Attrition testing subjects a sand sample to mechanical action that simulates handling wear, transport abrasion and the confined-stress environment of a proppant pack. The output is a fines-generation percentage, quantifying how much particulate is lost to breakage. Low attrition indicates robust grain structure and long-term conductivity retention.
SGS holds ISO 17025 accreditation for minerals testing labs, and its Chile operation is geographically and logistically close to the Argentine silica producer ecosystem. That proximity shortens turnaround and the Spanish-language context facilitates operator-side review.

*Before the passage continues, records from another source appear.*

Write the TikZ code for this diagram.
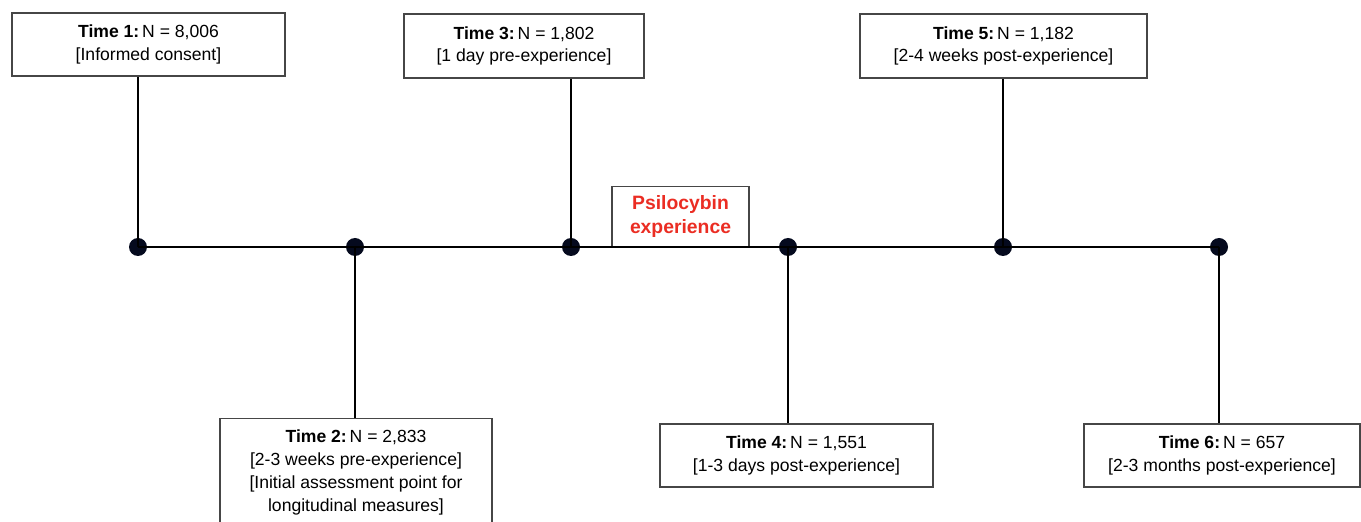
\documentclass[tikz,border=0pt]{standalone}
\usepackage{fontspec}
\setmainfont{Liberation Sans}
\usetikzlibrary{positioning}
\definecolor{PsiRed}{RGB}{235, 45, 35}
\definecolor{BoxGray}{RGB}{70, 70, 70}
\definecolor{DotNavy}{RGB}{5, 10, 30}

\begin{document}
\begin{tikzpicture}[
    timebox/.style={draw=BoxGray, line width=0.6pt, fill=white, align=center,
      font=\fontsize{10}{13}\selectfont, inner sep=2pt},
    tick/.style={line width=1.2pt},
    dot/.style={circle, fill=DotNavy, inner sep=0pt, minimum size=0.36cm}
  ]
    \useasboundingbox (0,0) rectangle (27.22,10.42);

    % Time points
    \node[dot] (d1) at (2.76, 5.48) {};
    \node[dot] (d2) at (7.10, 5.48) {};
    \node[dot] (d3) at (11.42, 5.48) {};
    \node[dot] (d4) at (15.76, 5.48) {};
    \node[dot] (d5) at (20.06, 5.48) {};
    \node[dot] (d6) at (24.38, 5.48) {};

    % Upper boxes
    \node[timebox, minimum width=5.46cm, minimum height=1.26cm] (t1) at (2.97, 9.53)
      {\textbf{Time 1:}\,N = 8,006\\{}[Informed consent]};
    \node[timebox, minimum width=4.80cm, minimum height=1.28cm] (t3) at (10.48, 9.50)
      {\textbf{Time 3:}\,N = 1,802\\{}[1 day pre-experience]};
    \node[timebox, minimum width=5.74cm, minimum height=1.28cm] (t5) at (20.07, 9.50)
      {\textbf{Time 5:}\,N = 1,182\\{}[2-4 weeks post-experience]};

    % Lower boxes
    \node[timebox, minimum width=5.44cm, minimum height=2.16cm, anchor=north] (t2) at (7.12, 2.06)
      {\textbf{Time 2:}\,N = 2,833\\{}[2-3 weeks pre-experience]\\{}[Initial assessment point for\\longitudinal measures]};
    \node[timebox, minimum width=5.46cm, minimum height=1.26cm] (t4) at (15.93, 1.31)
      {\textbf{Time 4:}\,N = 1,551\\{}[1-3 days post-experience]};
    \node[timebox, minimum width=5.52cm, minimum height=1.26cm] (t6) at (24.44, 1.31)
      {\textbf{Time 6:}\,N = 657\\{}[2-3 months post-experience]};

    % Psilocybin box sitting on the line
    \node[timebox, minimum width=2.74cm, minimum height=1.2cm, anchor=south,
      text=PsiRed, font=\fontsize{11}{14}\selectfont\bfseries] (psi) at (13.61, 5.48)
      {Psilocybin\\experience};

    % Timeline and stems
    \draw[tick] (d1.center) -- (d6.center);
    \draw[tick] (d1.center) -- (d1.center |- t1.south);
    \draw[tick] (d2.center) -- (d2.center |- t2.north);
    \draw[tick] (d3.center) -- (d3.center |- t3.south);
    \draw[tick] (d4.center) -- (d4.center |- t4.north);
    \draw[tick] (d5.center) -- (d5.center |- t5.south);
    \draw[tick] (d6.center) -- (d6.center |- t6.north);
\end{tikzpicture}
\end{document}
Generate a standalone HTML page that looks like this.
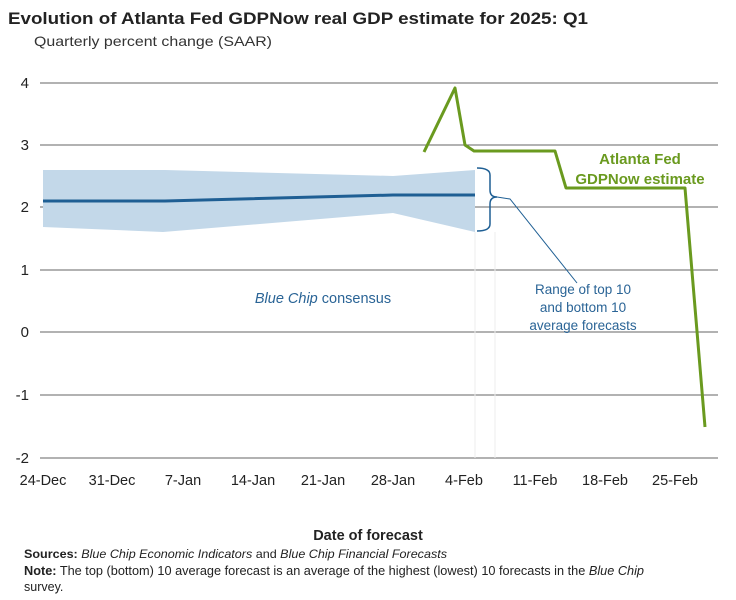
<!DOCTYPE html>
<html><head><meta charset="utf-8"><style>
body{margin:0;background:#fff;font-family:"Liberation Sans",sans-serif;}
</style></head><body>
<svg width="736" height="595" xmlns="http://www.w3.org/2000/svg" font-family="Liberation Sans, sans-serif">
<text x="8" y="24" font-size="17" font-weight="bold" fill="#222" textLength="580" lengthAdjust="spacingAndGlyphs">Evolution of Atlanta Fed GDPNow real GDP estimate for 2025: Q1</text>
<text x="34" y="46" font-size="14" fill="#333" textLength="238" lengthAdjust="spacingAndGlyphs">Quarterly percent change (SAAR)</text>
<g stroke="#666" stroke-width="1">
<line x1="40" x2="718" y1="83" y2="83"/><line x1="40" x2="718" y1="145" y2="145"/>
<line x1="40" x2="718" y1="207" y2="207"/><line x1="40" x2="718" y1="270" y2="270"/>
<line x1="40" x2="718" y1="332" y2="332"/><line x1="40" x2="718" y1="395" y2="395"/>
<line x1="40" x2="718" y1="458" y2="458"/>
</g>
<g font-size="15" fill="#222" text-anchor="end">
<text x="29" y="88">4</text><text x="29" y="150">3</text><text x="29" y="212">2</text><text x="29" y="275">1</text><text x="29" y="337">0</text><text x="29" y="400">-1</text><text x="29" y="463">-2</text>
</g>
<line x1="475" x2="475" y1="232" y2="458" stroke="#eee"/>
<line x1="495" x2="495" y1="232" y2="458" stroke="#eee"/>
<polygon points="43,170 165,170 393,176 475,170 475,232 393,213 163,232 43,227" fill="#c3d8e9"/>
<polyline points="43,201 165,201 393,195 475,195" fill="none" stroke="#1f5f94" stroke-width="3"/>
<path d="M477,168 Q490,168 490,175 L490,190 Q490,197 497,197 Q490,197 490,204 L490,224 Q490,231 477,231" fill="none" stroke="#1f5f94" stroke-width="1.5"/>
<polyline points="497,197 510,199 577,283" fill="none" stroke="#1f5f94" stroke-width="1"/>
<polyline points="424,152 455,88 465,145 474,151 555,151 566,188 685,188 705,427" fill="none" stroke="#6a9a1f" stroke-width="3" stroke-linejoin="round"/>
<g font-size="15" font-weight="bold" fill="#6a9a1f" text-anchor="middle">
<text x="640" y="164">Atlanta Fed</text><text x="640" y="184">GDPNow estimate</text>
</g>
<g font-size="13.5" fill="#2a6496" text-anchor="middle">
<text x="583" y="294">Range of top 10</text><text x="583" y="312">and bottom 10</text><text x="583" y="330">average forecasts</text>
</g>
<text x="323" y="303" font-size="14.5" fill="#2a6496" text-anchor="middle"><tspan font-style="italic">Blue Chip</tspan> consensus</text>
<g font-size="14.5" fill="#222" text-anchor="middle">
<text x="43" y="485">24-Dec</text><text x="112" y="485">31-Dec</text><text x="183" y="485">7-Jan</text><text x="253" y="485">14-Jan</text><text x="323" y="485">21-Jan</text><text x="393" y="485">28-Jan</text><text x="464" y="485">4-Feb</text><text x="535" y="485">11-Feb</text><text x="605" y="485">18-Feb</text><text x="675" y="485">25-Feb</text>
</g>
<text x="368" y="540" font-size="14.5" font-weight="bold" fill="#222" text-anchor="middle">Date of forecast</text>
<text x="24" y="558" font-size="12" fill="#222" textLength="423" lengthAdjust="spacingAndGlyphs"><tspan font-weight="bold">Sources:</tspan> <tspan font-style="italic">Blue Chip Economic Indicators</tspan> and <tspan font-style="italic">Blue Chip Financial Forecasts</tspan></text>
<text x="24" y="575" font-size="12.5" fill="#222" textLength="620" lengthAdjust="spacingAndGlyphs"><tspan font-weight="bold">Note:</tspan> The top (bottom) 10 average forecast is an average of the highest (lowest) 10 forecasts in the <tspan font-style="italic">Blue Chip</tspan></text>
<text x="24" y="591" font-size="12.5" fill="#222">survey.</text>
</svg>
</body></html>
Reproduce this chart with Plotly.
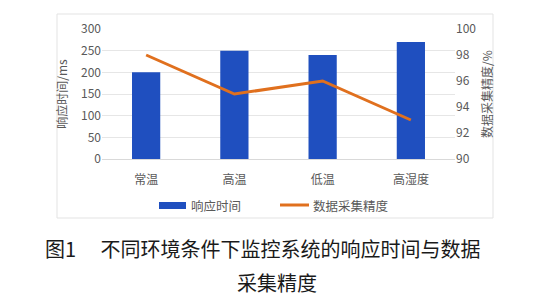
import plotly.graph_objects as go

categories = ["常温", "高温", "低温", "高湿度"]
response_time = [200, 250, 240, 270]
accuracy = [98, 95, 96, 93]
left_ticks = [0, 50, 100, 150, 200, 250, 300]
right_ticks = [90, 92, 94, 96, 98, 100]

FONT = "Noto Sans CJK SC"
GREY = "#595959"
BLUE = "#1F4FBF"
ORANGE = "#E0701E"

# plot area in pixels: x 102..455, y 29..159
PX_L, PX_R, PX_T, PX_B = 102, 455, 29, 159


def px(x):
    return (x - PX_L) / (PX_R - PX_L)


def py(y):
    return (PX_B - y) / (PX_B - PX_T)


fig = go.Figure()
fig.add_trace(go.Bar(x=categories, y=response_time, name="响应时间",
                     marker=dict(color=BLUE, line=dict(width=0)), yaxis="y"))
fig.add_trace(go.Scatter(x=categories, y=accuracy, name="数据采集精度", mode="lines",
                         line=dict(color=ORANGE, width=3), yaxis="y2"))

fig.update_layout(
    width=552, height=298,
    margin=dict(l=PX_L, r=552 - PX_R, t=PX_T, b=298 - PX_B),
    paper_bgcolor="white", plot_bgcolor="white",
    font=dict(family=FONT, size=12, color=GREY),
    bargap=0.68,
    showlegend=False,
    xaxis=dict(showline=True, linecolor="#D9D9D9", linewidth=1, ticks="",
               tickfont=dict(size=12, color=GREY), showgrid=False, ticklabelstandoff=10),
    yaxis=dict(range=[0, 300], tickvals=left_ticks, showgrid=True, gridcolor="#E6E6E6",
               zeroline=False, ticks="", tickfont=dict(size=12, color=GREY),
               title=dict(text="响应时间/ms", font=dict(size=12, color=GREY), standoff=10)),
    yaxis2=dict(range=[90, 100], tickvals=right_ticks, overlaying="y", side="right",
                showgrid=False, zeroline=False, ticks="", tickfont=dict(size=12, color=GREY),
                title=dict(text="数据采集精度/%", font=dict(size=12, color=GREY), standoff=8)),
    shapes=[
        dict(type="rect", xref="paper", yref="paper",
             x0=px(57), x1=px(493), y0=py(218), y1=py(14),
             line=dict(color="#E3E3E3", width=1), layer="below"),
        # legend markers
        dict(type="rect", xref="paper", yref="paper",
             x0=px(159), x1=px(186), y0=py(209), y1=py(202),
             fillcolor=BLUE, line=dict(width=0)),
        dict(type="line", xref="paper", yref="paper",
             x0=px(280), x1=px(309), y0=py(205), y1=py(205),
             line=dict(color=ORANGE, width=3)),
    ],
    annotations=[
        dict(text="响应时间", xref="paper", yref="paper", x=px(189), y=py(205),
             showarrow=False, xanchor="left", yanchor="middle",
             font=dict(family=FONT, size=12.5, color=GREY)),
        dict(text="数据采集精度", xref="paper", yref="paper", x=px(311), y=py(205),
             showarrow=False, xanchor="left", yanchor="middle",
             font=dict(family=FONT, size=12.5, color=GREY)),
        dict(text="图1　 不同环境条件下监控系统的响应时间与数据", xref="paper", yref="paper",
             x=px(263), y=py(248), showarrow=False,
             font=dict(family=FONT, size=20, color="#1a1a1a"),
             xanchor="center", yanchor="middle"),
        dict(text="采集精度", xref="paper", yref="paper",
             x=px(277), y=py(282), showarrow=False,
             font=dict(family=FONT, size=20, color="#1a1a1a"),
             xanchor="center", yanchor="middle"),
    ],
)

fig.write_html("out.html")
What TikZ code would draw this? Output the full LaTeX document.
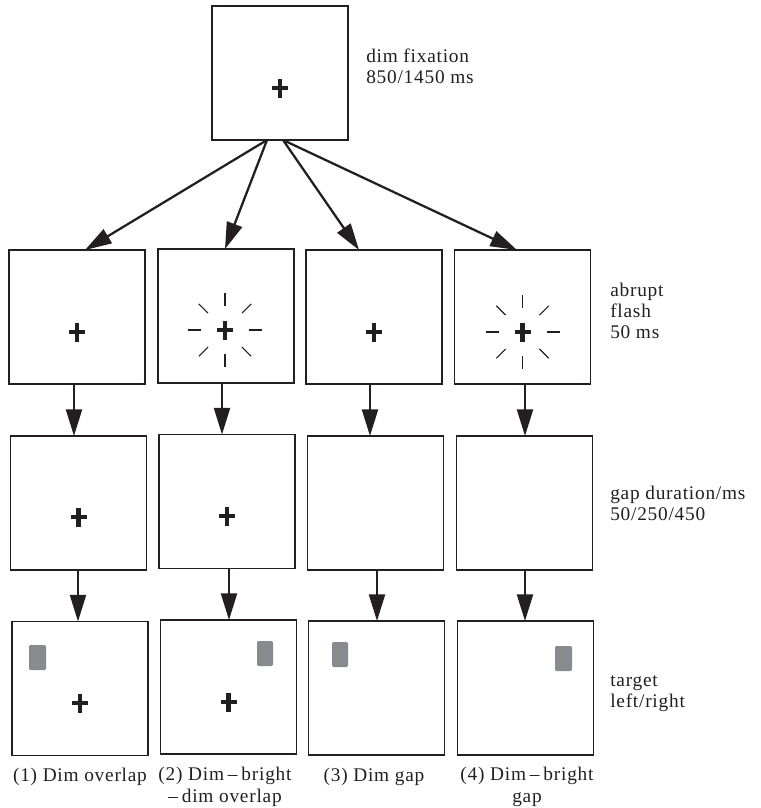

| Test | Methodology | What it proves |
|---|---|---|
| Granulometry | ISO 13503-2 sieve | Particle size distribution within mesh |
| Attrition | ISO 13503-2 / API 19C | Grain robustness under stress |
| Turbidity | API 19C FTU | Fines and contamination |
Argentine operators and service companies typically review an SGS or equivalent independent report as part of the qualification stage. The SGS Minerals (Chile) report for Malargüe silica has been completed on In-Basin Sand material. Specific test values are shared under NDA with serious counterparties.
The SGS report pairs with API 19C threshold tables to generate a go/no-go qualification outcome. When paired with logistics data (distance, freight, delivery modes), it becomes the commercial package for proppant supply discussions.